In the records below, find the line containing "Write a LaTeX" and the line containing "(0,0) rectangle (1147,389);". Give again exactly those lines and every line between them, omitting the pictures.

• _Data entries_:
::::::::::
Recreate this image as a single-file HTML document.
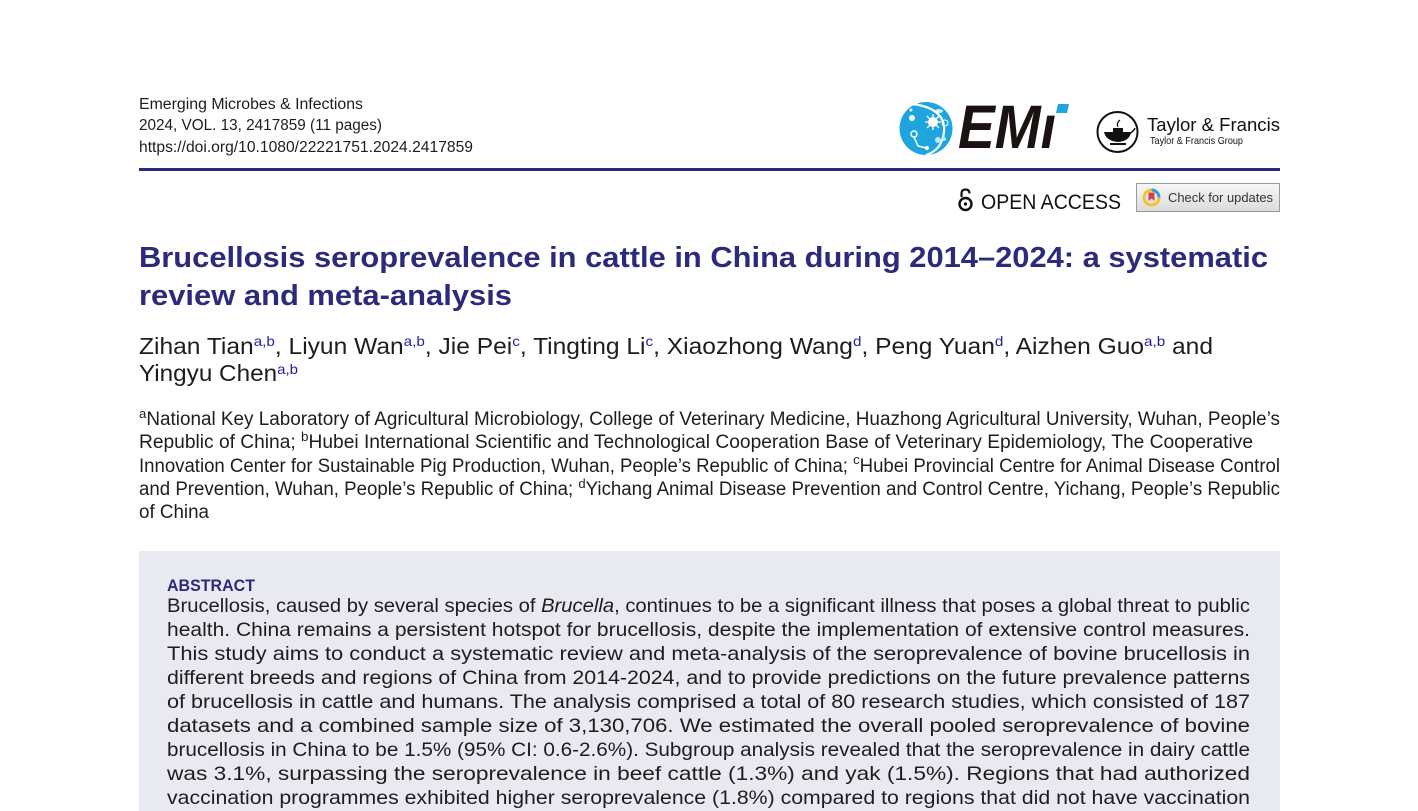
::::::::::
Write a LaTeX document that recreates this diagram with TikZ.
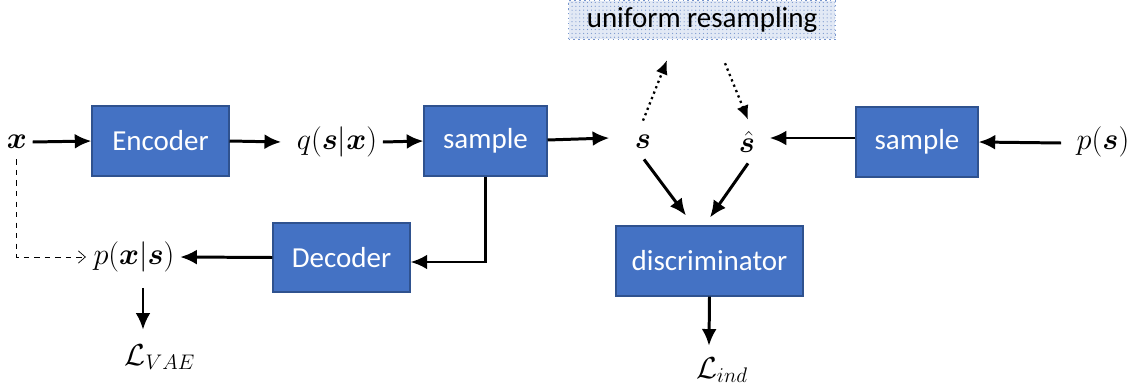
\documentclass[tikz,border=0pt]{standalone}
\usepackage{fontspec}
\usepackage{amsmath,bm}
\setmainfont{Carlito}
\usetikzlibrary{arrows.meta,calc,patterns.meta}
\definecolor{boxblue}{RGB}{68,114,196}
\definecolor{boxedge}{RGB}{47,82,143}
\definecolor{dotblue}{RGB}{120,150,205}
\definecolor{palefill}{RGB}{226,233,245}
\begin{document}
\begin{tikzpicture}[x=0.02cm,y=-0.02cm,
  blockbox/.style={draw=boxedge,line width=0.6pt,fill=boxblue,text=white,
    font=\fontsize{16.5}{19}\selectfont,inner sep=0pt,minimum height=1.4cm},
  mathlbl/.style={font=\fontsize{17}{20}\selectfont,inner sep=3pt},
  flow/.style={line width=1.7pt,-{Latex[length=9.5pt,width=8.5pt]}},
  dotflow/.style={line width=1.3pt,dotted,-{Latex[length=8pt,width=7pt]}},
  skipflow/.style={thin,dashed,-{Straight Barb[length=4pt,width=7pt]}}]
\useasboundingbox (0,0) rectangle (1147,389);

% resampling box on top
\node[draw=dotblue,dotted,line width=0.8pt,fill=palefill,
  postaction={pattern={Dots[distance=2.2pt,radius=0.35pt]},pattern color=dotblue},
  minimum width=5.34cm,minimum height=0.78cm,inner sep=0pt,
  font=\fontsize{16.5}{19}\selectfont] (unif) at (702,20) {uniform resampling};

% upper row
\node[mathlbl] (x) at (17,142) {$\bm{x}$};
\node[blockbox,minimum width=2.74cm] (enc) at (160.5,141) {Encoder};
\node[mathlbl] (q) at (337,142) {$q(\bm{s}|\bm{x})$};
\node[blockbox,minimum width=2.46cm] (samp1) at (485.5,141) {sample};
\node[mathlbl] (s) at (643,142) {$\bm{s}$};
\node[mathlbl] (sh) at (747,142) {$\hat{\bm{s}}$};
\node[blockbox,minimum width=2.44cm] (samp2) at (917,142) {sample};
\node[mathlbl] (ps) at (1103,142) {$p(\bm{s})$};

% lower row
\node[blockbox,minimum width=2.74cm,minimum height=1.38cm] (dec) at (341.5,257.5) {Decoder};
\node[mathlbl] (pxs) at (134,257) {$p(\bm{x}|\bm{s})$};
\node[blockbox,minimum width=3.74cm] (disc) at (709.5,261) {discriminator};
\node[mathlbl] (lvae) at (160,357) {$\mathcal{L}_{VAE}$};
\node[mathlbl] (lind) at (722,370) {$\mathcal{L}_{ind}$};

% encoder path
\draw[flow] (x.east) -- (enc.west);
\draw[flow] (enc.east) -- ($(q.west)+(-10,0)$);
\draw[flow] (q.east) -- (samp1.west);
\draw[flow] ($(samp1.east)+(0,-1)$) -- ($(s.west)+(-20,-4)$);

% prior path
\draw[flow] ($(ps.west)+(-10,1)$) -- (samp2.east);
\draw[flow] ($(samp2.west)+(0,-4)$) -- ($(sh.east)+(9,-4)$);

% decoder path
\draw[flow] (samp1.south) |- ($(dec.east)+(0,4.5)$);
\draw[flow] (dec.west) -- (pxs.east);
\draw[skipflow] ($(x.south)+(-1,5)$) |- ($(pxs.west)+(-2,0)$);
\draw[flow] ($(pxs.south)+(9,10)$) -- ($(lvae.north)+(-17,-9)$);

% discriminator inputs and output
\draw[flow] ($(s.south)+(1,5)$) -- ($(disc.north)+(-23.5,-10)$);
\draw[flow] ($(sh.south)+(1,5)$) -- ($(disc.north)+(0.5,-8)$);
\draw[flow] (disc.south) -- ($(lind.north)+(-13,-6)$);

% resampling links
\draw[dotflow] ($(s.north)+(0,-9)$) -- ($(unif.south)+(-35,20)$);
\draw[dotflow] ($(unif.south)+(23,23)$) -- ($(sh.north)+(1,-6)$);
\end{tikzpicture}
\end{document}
::::::::::
• _Written response_:
Write a LaTeX document that recreates this diagram with TikZ.
\documentclass[tikz,border=0pt]{standalone}
\usepackage{fontspec}
\usepackage{amsmath,bm}
\setmainfont{Carlito}
\usetikzlibrary{arrows.meta,calc,patterns.meta}
\definecolor{boxblue}{RGB}{68,114,196}
\definecolor{boxedge}{RGB}{47,82,143}
\definecolor{dotblue}{RGB}{120,150,205}
\definecolor{palefill}{RGB}{226,233,245}
\begin{document}
\begin{tikzpicture}[x=0.02cm,y=-0.02cm,
  blockbox/.style={draw=boxedge,line width=0.6pt,fill=boxblue,text=white,
    font=\fontsize{16.5}{19}\selectfont,inner sep=0pt,minimum height=1.4cm},
  mathlbl/.style={font=\fontsize{17}{20}\selectfont,inner sep=3pt},
  flow/.style={line width=1.7pt,-{Latex[length=9.5pt,width=8.5pt]}},
  dotflow/.style={line width=1.3pt,dotted,-{Latex[length=8pt,width=7pt]}},
  skipflow/.style={thin,dashed,-{Straight Barb[length=4pt,width=7pt]}}]
\useasboundingbox (0,0) rectangle (1147,389);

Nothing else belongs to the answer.